Knowledge, Skills, Experience
I am writing to you as a proud graduate of the Neighborworks Institute, which is the massive training provider I mentioned earlier. This week, 1,200 community development practitioners from all across the country convened in our fair city of Boston, to enrich our minds and professionally develop.
The training was beautifully, smoothly run. Fresh coffee was served three times a day in silver urns warmed by flames. (You can see this made a big impression on me.) Also, the "continental breakfast" included fresh fruit served in melon shells carved into swan shapes.
As usual, I was amazed by how grown men and women, leaders of organizations, experts in their fields, reverted to first-grade behavior when planted for a week in front of a PowerPoint presentation and an empowered instructor. Our instructor was extraordinarily empowered, and liberally used the phrases "settle down now", "I can only hear one voice at a time", and "as I was saying ... before I was interrupted ..."
At first, we sat meekly at our tables (set with pink tablecloths, silver pitchers of ice water, and little dishes of candies), as we were asked to designate "table captains" to "keep us on track." After the first few hours of Lawrence's pompous, loud, and confrontational instruction, everyone at my table dissolved into sarcastic heckling, infused with anxiety. Betsy, a senior manager from Maine who manages multi-million dollar development deals, kept fumbling with the financial calculator that Lawrence demanded we buy. "Bankers have these," he boomed. "You've got to have these if you want your lenders to take you seriously. You NEED TO LEARN TO USE A FINANCIAL CALCULATOR. It's a key part of this work. Remember: lenders are looking for KNOWLEDGE, SKILLS, and EXPERIENCE." He talked a length about why knowledge, skills, and experience are important, and actually distributed an explanatory handout. It was a leitmotif throughout the course.
Everyone freaked about the financial calculators (which are expensive, unintuitive, and used by bankers and mortgage brokers to do long-term financial projections, calculate debt service, etc). Betsy, a senior manager from Maine, who had never, in her 33-year career, used a financial calculator, zipped out during the break to buy one, and then fretted throughout the day because she couldn't figure out how to accurately add. Everyone else was scrambling as well, and Lawrence was annoyed. "IF YOU DON'T KNOW HOW TO USE YOUR CALCULATOR, GO HOME AND PRACTICE! AND IF YOU DON'T HAVE AN HP10b, or an HP20c, I CAN'T HELP YOU." All the people who had bought different models during lunch looked crestfallen. They looked down at their Casios or their Texas Instruments with faces full of shame.
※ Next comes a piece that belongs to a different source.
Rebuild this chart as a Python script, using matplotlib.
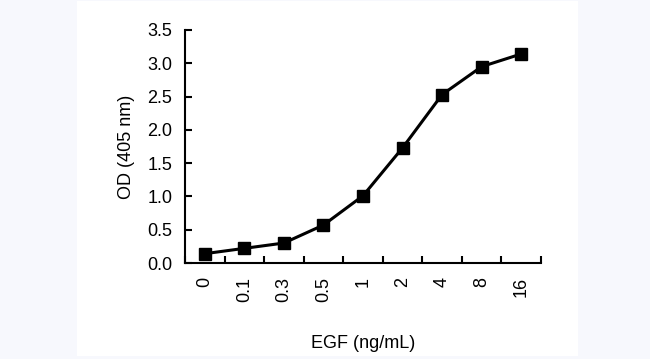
import numpy as np
import matplotlib
matplotlib.use("Agg")
import matplotlib.pyplot as plt
from matplotlib.patches import Rectangle

# data
egf_labels = ["0", "0.1", "0.3", "0.5", "1", "2", "4", "8", "16"]
od_405 = [0.14, 0.22, 0.30, 0.57, 1.01, 1.73, 2.53, 2.95, 3.14]
y_ticks = [0.0, 0.5, 1.0, 1.5, 2.0, 2.5, 3.0, 3.5]

plt.rcParams['font.family'] = ['Liberation Sans', 'DejaVu Sans']

fig = plt.figure(figsize=(6.5, 3.59), dpi=100, facecolor='#f7f8fd')
# white panel behind the chart
fig.patches.append(Rectangle((77 / 650, 3 / 359), 501 / 650, 355 / 359,
                             transform=fig.transFigure, facecolor='white',
                             edgecolor='none', zorder=-10))

ax = fig.add_axes([185 / 650, (359 - 263) / 359, 356 / 650, 233 / 359])
ax.set_facecolor('none')
ax.set_zorder(5)

x = np.arange(len(egf_labels))
ax.plot(x, od_405, color='black', lw=2.2, marker='s', ms=8.5, clip_on=False)

ax.set_xlim(-0.5, len(egf_labels) - 0.5)
ax.set_ylim(0, 3.5)

# category labels without ticks, ticks on the boundaries
ax.set_xticks(x)
ax.set_xticklabels(egf_labels, rotation=90, fontsize=13)
ax.tick_params(axis='x', which='major', length=0, pad=10)
ax.set_xticks(np.arange(len(egf_labels) + 1) - 0.5, minor=True)
ax.tick_params(axis='x', which='minor', direction='in', length=5, width=1.5)

ax.set_yticks(y_ticks)
ax.set_yticklabels([f"{v:.1f}" for v in y_ticks], fontsize=13)
ax.tick_params(axis='y', direction='in', length=5, width=1.5, pad=9)

for s in ['top', 'right']:
    ax.spines[s].set_visible(False)
for s in ['left', 'bottom']:
    ax.spines[s].set_linewidth(1.5)

ax.set_ylabel('OD (405 nm)', fontsize=13, labelpad=9)
ax.set_xlabel('EGF (ng/mL)', fontsize=13, labelpad=24)

fig.savefig('out.png', dpi=100, facecolor=fig.get_facecolor())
I have to admit I bought one, too (an HP20C, I'm proud to say). My tough, this-is-ridiculous sensibility told me that I could never learn to use this instrument in three days, that I had never felt the need to use one before, and that I likely would never use it again. I knew that we would work together during the class and others would share their calculations. But somehow my striver self won out, and I sheepishly dropped $43 on a calculator, that, sure enough, gave me errors most of the time (because it has about fourteen different special settings that are hard to turn off). Error messages cause this soft beeping sound. This annoyed Lawrence. "STOP MAKING ERRORS!" he said. "THAT BEEPING IS DRIVING ME CRAZY." I turned off the calculator halfway through the second day and haven't turned it on sense. I may sell it on Ebay; it's two days old and has outlived its useful life.
On the second day, Mike from Providence joined our table. We filled him in before class started, again, four executives regressing to the second day of elementary school, briefing the new kid. "Lawrence is a renaissance man," we told him (as Lawrence had told us the day before). "He's a former athlete, plays several different instruments, and was a leader on his college's chess team." We snickered. "He told us he's divorced." Betsy snorted. "Shocking."
A certain camaraderie emerged over time. One day, Lawrence brought us cookies. It was Sarah's birthday the next day and she brought in Krispy Kremes to celebrate. Rob read USA Today surreptiously during the boring parts of the lecture. We got loopy during the breaks, showed off when we finished earlier than the other groups. Betsy passed me notes.
And then it was Friday, and we all got our certificates, exchanged business cards, and dispersed to our respective jobs and communities, grownups once again.